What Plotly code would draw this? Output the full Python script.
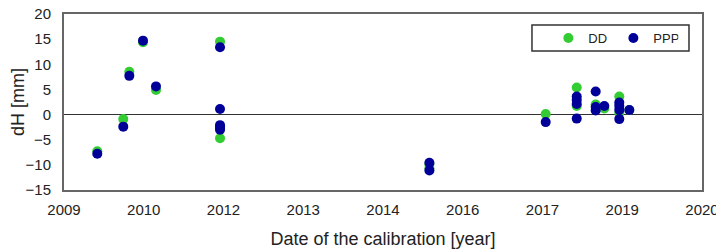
===============
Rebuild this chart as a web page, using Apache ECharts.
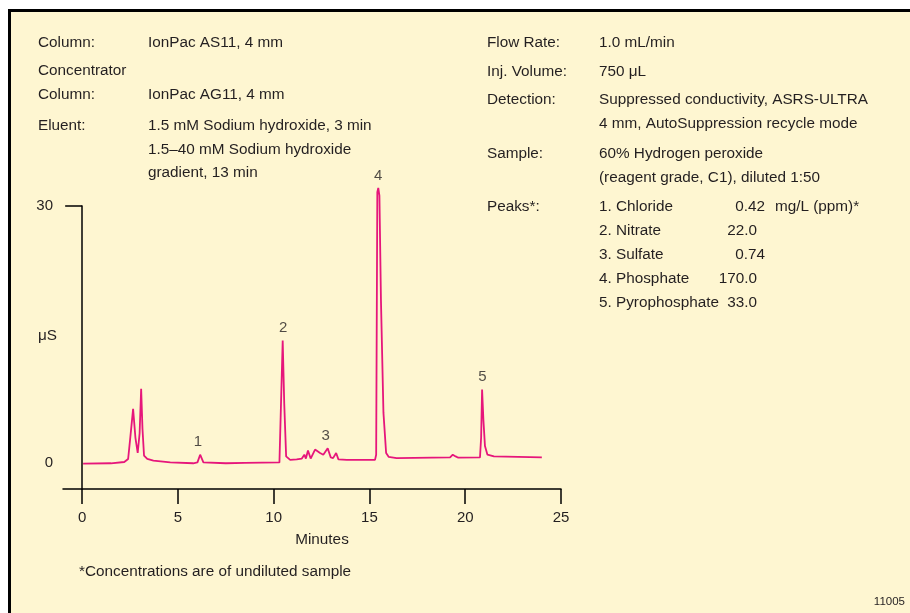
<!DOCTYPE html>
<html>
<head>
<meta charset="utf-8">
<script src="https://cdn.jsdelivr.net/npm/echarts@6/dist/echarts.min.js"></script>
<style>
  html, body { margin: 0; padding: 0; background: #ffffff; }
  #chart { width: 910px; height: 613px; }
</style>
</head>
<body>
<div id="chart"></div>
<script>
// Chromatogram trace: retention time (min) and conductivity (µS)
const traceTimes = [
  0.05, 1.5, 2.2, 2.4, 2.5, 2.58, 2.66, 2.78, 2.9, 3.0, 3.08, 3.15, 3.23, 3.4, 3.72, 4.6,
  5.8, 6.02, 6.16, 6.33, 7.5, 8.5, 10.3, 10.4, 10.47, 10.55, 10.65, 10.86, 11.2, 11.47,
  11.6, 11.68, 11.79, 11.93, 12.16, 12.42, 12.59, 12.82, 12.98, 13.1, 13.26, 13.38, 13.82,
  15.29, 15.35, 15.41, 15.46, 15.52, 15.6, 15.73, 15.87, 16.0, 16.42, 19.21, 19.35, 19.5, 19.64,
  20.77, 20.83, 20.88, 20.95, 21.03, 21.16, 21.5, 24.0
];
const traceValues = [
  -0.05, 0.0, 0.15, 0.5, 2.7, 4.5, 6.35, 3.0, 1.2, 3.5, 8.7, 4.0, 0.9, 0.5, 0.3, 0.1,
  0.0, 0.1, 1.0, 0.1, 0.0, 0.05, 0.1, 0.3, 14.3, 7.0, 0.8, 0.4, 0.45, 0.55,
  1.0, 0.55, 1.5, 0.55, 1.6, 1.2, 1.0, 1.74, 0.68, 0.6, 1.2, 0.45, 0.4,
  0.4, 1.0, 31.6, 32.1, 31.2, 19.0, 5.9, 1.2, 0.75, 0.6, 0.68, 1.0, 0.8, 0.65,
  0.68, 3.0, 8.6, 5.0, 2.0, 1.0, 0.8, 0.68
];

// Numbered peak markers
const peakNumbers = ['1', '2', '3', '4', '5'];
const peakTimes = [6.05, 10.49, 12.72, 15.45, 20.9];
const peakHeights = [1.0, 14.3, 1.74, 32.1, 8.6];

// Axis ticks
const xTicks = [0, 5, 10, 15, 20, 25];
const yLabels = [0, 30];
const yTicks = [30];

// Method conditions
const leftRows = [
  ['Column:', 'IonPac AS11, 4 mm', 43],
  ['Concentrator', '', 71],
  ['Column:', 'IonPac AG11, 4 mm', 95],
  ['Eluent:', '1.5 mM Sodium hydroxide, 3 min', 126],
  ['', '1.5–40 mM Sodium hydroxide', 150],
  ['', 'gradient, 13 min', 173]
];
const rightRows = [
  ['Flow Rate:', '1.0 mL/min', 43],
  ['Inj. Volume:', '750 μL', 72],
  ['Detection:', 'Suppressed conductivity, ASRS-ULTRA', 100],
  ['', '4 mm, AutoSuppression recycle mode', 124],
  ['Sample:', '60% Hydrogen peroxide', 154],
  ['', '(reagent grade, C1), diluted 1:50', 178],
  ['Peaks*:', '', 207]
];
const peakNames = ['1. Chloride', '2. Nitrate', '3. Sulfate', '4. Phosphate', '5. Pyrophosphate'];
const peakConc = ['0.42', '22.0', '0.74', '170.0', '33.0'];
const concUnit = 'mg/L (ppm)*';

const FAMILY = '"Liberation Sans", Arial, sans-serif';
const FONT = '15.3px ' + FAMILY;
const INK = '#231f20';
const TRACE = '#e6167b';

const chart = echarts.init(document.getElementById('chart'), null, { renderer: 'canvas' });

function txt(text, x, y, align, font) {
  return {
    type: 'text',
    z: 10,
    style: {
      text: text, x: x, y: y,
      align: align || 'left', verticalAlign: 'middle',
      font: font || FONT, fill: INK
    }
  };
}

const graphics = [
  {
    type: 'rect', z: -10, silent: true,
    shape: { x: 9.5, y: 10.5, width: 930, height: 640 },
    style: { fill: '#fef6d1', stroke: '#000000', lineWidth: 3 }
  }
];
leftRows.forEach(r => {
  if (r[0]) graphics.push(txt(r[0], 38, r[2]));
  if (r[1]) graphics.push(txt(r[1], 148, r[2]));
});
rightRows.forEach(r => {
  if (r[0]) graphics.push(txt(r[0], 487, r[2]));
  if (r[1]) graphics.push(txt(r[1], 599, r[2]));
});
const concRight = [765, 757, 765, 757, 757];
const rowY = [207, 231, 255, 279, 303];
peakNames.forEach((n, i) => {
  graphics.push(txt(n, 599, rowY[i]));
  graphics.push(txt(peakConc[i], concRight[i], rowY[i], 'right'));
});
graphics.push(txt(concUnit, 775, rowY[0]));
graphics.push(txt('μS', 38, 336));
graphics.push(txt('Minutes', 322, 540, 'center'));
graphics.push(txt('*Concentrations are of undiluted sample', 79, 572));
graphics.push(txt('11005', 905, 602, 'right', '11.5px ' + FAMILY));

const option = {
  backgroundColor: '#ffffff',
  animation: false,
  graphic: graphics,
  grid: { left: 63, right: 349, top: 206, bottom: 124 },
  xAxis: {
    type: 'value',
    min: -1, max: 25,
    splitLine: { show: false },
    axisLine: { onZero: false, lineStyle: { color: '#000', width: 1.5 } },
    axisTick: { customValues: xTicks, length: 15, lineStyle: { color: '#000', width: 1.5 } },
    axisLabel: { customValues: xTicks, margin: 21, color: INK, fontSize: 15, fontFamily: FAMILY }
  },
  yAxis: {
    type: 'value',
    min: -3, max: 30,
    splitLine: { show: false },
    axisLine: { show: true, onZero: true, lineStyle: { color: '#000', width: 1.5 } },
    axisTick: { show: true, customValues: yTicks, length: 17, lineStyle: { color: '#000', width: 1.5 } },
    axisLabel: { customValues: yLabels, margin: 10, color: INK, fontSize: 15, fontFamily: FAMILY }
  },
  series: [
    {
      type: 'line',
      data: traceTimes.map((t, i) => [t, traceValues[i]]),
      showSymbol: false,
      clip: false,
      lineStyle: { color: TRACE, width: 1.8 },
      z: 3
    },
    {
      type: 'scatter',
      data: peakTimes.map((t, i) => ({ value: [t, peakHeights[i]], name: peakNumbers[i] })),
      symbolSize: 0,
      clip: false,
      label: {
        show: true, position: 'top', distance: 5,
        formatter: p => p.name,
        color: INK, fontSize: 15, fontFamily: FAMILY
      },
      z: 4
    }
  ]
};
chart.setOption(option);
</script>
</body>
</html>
===============
**TASK TO COMPLETE**
Give the lines above again exactly, from the one containing "Rebuild this chart" to the one containing "const yTicks = [30];", both included, but leave out the pictures.

**RESULT FOR THIS EXERCISE**
Rebuild this chart as a web page, using Apache ECharts.
<!DOCTYPE html>
<html>
<head>
<meta charset="utf-8">
<script src="https://cdn.jsdelivr.net/npm/echarts@6/dist/echarts.min.js"></script>
<style>
  html, body { margin: 0; padding: 0; background: #ffffff; }
  #chart { width: 910px; height: 613px; }
</style>
</head>
<body>
<div id="chart"></div>
<script>
// Chromatogram trace: retention time (min) and conductivity (µS)
const traceTimes = [
  0.05, 1.5, 2.2, 2.4, 2.5, 2.58, 2.66, 2.78, 2.9, 3.0, 3.08, 3.15, 3.23, 3.4, 3.72, 4.6,
  5.8, 6.02, 6.16, 6.33, 7.5, 8.5, 10.3, 10.4, 10.47, 10.55, 10.65, 10.86, 11.2, 11.47,
  11.6, 11.68, 11.79, 11.93, 12.16, 12.42, 12.59, 12.82, 12.98, 13.1, 13.26, 13.38, 13.82,
  15.29, 15.35, 15.41, 15.46, 15.52, 15.6, 15.73, 15.87, 16.0, 16.42, 19.21, 19.35, 19.5, 19.64,
  20.77, 20.83, 20.88, 20.95, 21.03, 21.16, 21.5, 24.0
];
const traceValues = [
  -0.05, 0.0, 0.15, 0.5, 2.7, 4.5, 6.35, 3.0, 1.2, 3.5, 8.7, 4.0, 0.9, 0.5, 0.3, 0.1,
  0.0, 0.1, 1.0, 0.1, 0.0, 0.05, 0.1, 0.3, 14.3, 7.0, 0.8, 0.4, 0.45, 0.55,
  1.0, 0.55, 1.5, 0.55, 1.6, 1.2, 1.0, 1.74, 0.68, 0.6, 1.2, 0.45, 0.4,
  0.4, 1.0, 31.6, 32.1, 31.2, 19.0, 5.9, 1.2, 0.75, 0.6, 0.68, 1.0, 0.8, 0.65,
  0.68, 3.0, 8.6, 5.0, 2.0, 1.0, 0.8, 0.68
];

// Numbered peak markers
const peakNumbers = ['1', '2', '3', '4', '5'];
const peakTimes = [6.05, 10.49, 12.72, 15.45, 20.9];
const peakHeights = [1.0, 14.3, 1.74, 32.1, 8.6];

// Axis ticks
const xTicks = [0, 5, 10, 15, 20, 25];
const yLabels = [0, 30];
const yTicks = [30];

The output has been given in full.